GIVEN EXERCISE: Retype everything from the line that contains "Write the D3.js code for this chart." down to the line that contains "0.0063, 0.00164, 0.00048];", inclusive, without altering or adding anything.

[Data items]
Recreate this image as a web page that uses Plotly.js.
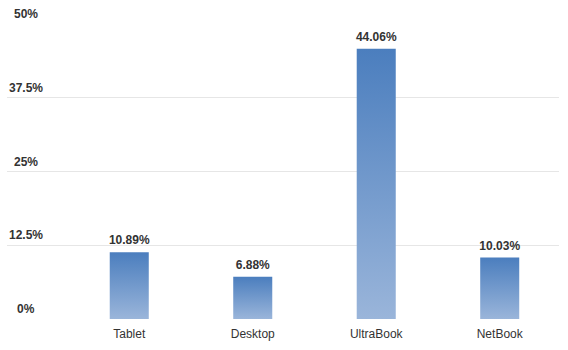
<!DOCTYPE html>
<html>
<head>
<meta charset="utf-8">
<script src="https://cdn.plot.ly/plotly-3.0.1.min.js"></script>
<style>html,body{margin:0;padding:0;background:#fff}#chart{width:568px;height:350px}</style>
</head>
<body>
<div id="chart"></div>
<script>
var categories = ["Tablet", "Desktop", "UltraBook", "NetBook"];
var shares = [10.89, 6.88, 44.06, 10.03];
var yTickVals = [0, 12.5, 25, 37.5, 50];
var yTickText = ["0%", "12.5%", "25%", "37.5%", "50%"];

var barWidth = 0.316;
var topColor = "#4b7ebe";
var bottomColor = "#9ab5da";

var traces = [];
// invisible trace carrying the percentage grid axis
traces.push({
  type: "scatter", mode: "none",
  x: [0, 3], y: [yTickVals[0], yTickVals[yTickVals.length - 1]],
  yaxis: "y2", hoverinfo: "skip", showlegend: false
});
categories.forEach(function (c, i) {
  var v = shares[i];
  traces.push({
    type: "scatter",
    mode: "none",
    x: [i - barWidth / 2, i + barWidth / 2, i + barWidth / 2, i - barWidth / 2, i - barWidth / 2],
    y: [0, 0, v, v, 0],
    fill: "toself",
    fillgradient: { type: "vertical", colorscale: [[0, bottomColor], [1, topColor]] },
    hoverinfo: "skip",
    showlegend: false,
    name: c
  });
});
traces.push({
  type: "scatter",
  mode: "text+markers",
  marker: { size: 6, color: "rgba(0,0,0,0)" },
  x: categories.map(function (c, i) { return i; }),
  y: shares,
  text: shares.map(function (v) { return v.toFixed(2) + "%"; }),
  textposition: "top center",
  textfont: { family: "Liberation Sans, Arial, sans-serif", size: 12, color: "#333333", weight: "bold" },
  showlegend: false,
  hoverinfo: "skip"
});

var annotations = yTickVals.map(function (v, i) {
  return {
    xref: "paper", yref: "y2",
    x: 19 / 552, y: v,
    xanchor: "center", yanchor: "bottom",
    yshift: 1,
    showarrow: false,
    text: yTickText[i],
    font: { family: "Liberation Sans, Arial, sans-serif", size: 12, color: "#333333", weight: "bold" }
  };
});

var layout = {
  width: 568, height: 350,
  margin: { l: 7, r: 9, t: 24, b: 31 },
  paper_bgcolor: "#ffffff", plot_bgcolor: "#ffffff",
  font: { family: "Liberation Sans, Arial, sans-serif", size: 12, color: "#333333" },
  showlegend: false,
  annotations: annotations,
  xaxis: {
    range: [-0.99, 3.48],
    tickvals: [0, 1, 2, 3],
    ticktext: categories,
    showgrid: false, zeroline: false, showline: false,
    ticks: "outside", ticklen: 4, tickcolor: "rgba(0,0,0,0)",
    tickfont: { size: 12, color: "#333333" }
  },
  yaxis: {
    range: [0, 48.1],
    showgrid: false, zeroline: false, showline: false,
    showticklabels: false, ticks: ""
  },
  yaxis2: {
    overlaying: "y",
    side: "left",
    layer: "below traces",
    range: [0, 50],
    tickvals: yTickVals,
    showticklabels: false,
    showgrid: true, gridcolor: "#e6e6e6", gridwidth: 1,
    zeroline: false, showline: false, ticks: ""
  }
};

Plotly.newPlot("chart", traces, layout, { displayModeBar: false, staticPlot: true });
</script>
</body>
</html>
* * *
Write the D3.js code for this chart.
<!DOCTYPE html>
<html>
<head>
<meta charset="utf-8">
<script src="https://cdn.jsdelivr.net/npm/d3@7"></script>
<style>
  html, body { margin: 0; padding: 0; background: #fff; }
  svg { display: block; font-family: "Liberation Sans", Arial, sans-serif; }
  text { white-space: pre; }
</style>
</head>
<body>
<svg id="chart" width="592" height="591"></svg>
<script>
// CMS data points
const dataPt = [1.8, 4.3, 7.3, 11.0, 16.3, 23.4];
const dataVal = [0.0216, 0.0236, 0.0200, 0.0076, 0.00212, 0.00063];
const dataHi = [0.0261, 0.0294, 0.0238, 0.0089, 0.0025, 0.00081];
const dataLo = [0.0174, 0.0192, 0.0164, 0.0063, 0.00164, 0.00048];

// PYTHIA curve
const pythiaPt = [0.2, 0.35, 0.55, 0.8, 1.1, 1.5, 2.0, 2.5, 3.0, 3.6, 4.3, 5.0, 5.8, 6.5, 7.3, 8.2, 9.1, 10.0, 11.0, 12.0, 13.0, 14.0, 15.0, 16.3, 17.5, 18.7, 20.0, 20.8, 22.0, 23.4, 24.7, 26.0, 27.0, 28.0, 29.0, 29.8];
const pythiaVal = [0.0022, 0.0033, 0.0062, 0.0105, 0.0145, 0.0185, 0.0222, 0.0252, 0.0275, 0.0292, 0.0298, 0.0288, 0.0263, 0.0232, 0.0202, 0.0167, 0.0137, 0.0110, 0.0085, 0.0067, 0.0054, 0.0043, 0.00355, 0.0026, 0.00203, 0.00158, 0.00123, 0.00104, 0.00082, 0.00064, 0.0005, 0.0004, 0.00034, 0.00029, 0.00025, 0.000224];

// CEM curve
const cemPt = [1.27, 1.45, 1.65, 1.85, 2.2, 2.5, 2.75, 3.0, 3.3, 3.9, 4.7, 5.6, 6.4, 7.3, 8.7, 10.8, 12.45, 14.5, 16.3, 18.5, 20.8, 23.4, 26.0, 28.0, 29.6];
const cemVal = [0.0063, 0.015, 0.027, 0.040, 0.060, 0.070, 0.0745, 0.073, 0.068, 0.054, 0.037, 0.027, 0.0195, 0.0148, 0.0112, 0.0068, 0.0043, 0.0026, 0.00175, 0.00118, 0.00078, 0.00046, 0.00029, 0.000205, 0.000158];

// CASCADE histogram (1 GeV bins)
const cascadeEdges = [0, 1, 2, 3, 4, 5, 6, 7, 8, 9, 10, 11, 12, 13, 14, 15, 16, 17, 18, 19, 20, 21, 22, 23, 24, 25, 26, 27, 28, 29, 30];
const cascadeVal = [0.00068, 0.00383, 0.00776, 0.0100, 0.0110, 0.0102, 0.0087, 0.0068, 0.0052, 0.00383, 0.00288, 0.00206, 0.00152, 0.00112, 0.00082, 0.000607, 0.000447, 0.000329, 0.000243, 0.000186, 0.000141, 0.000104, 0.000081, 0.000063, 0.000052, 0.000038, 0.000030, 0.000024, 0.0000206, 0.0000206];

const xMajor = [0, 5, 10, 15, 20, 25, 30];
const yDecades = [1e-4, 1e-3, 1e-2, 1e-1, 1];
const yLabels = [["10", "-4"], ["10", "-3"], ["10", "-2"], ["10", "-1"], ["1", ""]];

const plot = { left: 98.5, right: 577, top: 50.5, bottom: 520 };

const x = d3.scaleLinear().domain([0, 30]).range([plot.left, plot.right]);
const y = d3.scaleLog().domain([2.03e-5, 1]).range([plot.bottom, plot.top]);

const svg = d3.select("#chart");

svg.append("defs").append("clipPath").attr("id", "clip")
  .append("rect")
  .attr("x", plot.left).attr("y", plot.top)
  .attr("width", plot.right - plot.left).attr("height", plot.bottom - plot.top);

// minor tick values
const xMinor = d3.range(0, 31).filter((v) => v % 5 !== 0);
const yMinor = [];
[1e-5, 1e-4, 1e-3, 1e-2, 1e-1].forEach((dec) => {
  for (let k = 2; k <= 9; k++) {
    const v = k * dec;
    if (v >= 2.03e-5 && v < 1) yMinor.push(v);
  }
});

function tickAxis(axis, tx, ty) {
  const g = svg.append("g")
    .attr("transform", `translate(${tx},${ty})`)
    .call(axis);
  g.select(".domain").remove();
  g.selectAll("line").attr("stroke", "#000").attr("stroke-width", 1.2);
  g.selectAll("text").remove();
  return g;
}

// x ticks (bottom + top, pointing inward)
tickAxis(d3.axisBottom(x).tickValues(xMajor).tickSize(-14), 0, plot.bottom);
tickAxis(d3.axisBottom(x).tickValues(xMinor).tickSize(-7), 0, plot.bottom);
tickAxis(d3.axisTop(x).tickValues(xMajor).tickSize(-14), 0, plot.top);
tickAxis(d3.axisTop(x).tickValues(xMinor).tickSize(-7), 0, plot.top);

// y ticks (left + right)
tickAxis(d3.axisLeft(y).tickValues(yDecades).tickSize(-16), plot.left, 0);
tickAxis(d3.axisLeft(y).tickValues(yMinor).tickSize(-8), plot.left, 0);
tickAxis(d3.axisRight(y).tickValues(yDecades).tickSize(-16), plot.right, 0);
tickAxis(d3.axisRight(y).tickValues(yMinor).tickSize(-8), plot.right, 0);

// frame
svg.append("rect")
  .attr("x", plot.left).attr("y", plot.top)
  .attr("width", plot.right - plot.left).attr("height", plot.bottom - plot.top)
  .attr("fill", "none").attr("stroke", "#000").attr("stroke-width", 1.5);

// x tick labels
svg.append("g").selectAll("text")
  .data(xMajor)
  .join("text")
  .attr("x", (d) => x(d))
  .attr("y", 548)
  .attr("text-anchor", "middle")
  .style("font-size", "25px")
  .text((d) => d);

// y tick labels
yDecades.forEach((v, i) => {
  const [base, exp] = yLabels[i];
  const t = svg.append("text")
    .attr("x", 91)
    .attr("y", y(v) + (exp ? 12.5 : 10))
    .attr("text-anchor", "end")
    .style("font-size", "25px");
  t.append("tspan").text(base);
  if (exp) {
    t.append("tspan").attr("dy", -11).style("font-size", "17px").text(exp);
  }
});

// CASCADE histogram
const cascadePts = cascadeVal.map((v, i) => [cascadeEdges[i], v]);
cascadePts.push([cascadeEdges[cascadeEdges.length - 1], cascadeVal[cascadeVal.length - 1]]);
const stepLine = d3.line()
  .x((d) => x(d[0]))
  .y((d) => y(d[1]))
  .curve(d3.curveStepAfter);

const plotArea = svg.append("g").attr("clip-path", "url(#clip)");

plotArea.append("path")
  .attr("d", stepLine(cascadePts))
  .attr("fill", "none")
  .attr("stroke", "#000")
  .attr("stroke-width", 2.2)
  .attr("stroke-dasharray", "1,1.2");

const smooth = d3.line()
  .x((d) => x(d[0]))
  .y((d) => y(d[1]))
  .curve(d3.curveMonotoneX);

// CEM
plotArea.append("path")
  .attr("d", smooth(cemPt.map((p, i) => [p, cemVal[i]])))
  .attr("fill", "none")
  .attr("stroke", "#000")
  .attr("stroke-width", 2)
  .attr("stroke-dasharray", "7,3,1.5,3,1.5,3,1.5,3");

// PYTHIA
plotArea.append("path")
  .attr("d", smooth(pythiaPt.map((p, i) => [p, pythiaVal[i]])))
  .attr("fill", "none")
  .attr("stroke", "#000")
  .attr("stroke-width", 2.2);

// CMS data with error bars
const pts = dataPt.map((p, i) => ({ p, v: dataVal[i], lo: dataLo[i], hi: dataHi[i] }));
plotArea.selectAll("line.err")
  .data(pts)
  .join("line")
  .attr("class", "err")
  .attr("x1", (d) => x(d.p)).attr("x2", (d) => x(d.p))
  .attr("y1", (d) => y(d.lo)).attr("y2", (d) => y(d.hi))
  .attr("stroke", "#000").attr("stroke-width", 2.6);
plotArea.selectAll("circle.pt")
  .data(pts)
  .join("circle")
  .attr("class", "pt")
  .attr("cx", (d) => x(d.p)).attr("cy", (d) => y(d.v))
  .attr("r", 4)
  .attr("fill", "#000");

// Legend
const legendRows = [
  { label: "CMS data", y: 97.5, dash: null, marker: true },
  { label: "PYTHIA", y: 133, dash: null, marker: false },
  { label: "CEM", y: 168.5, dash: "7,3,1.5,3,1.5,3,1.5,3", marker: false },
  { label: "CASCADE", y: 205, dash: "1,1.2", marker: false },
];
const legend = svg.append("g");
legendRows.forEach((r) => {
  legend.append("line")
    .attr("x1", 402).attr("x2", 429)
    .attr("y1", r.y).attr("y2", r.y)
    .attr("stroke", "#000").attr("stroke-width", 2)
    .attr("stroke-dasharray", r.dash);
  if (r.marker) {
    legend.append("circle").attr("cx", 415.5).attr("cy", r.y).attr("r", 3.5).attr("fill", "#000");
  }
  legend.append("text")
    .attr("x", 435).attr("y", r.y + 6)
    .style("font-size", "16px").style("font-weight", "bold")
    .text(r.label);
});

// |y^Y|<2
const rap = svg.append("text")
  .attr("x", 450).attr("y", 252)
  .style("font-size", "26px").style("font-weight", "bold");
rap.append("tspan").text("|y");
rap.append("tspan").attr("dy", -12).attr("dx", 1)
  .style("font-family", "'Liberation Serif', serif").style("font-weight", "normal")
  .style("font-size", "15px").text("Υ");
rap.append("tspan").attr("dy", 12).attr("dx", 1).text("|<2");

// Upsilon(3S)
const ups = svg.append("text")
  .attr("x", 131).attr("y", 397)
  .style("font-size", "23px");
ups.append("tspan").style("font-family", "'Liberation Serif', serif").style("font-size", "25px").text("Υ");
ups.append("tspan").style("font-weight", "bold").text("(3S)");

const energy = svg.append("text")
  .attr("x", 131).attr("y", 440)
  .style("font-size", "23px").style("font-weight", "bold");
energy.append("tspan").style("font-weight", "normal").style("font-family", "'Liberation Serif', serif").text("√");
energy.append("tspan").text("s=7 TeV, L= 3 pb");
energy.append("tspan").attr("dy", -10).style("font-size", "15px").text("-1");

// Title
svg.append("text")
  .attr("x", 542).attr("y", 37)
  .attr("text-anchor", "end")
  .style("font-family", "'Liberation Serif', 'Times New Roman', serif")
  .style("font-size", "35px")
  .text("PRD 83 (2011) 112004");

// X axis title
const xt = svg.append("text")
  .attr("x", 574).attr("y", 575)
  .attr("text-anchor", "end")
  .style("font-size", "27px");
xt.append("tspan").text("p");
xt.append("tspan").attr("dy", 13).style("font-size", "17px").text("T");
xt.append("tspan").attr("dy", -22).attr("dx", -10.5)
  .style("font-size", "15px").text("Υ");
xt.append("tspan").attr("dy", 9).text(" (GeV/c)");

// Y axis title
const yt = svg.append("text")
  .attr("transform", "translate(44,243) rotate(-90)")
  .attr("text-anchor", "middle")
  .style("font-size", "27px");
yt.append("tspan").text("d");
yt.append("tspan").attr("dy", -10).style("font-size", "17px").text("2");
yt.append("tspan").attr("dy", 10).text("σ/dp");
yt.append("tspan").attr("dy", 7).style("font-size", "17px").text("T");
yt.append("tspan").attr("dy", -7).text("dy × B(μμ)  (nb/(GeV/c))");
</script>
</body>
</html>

WRITTEN REPLY:
Write the D3.js code for this chart.
<!DOCTYPE html>
<html>
<head>
<meta charset="utf-8">
<script src="https://cdn.jsdelivr.net/npm/d3@7"></script>
<style>
  html, body { margin: 0; padding: 0; background: #fff; }
  svg { display: block; font-family: "Liberation Sans", Arial, sans-serif; }
  text { white-space: pre; }
</style>
</head>
<body>
<svg id="chart" width="592" height="591"></svg>
<script>
// CMS data points
const dataPt = [1.8, 4.3, 7.3, 11.0, 16.3, 23.4];
const dataVal = [0.0216, 0.0236, 0.0200, 0.0076, 0.00212, 0.00063];
const dataHi = [0.0261, 0.0294, 0.0238, 0.0089, 0.0025, 0.00081];
const dataLo = [0.0174, 0.0192, 0.0164, 0.0063, 0.00164, 0.00048];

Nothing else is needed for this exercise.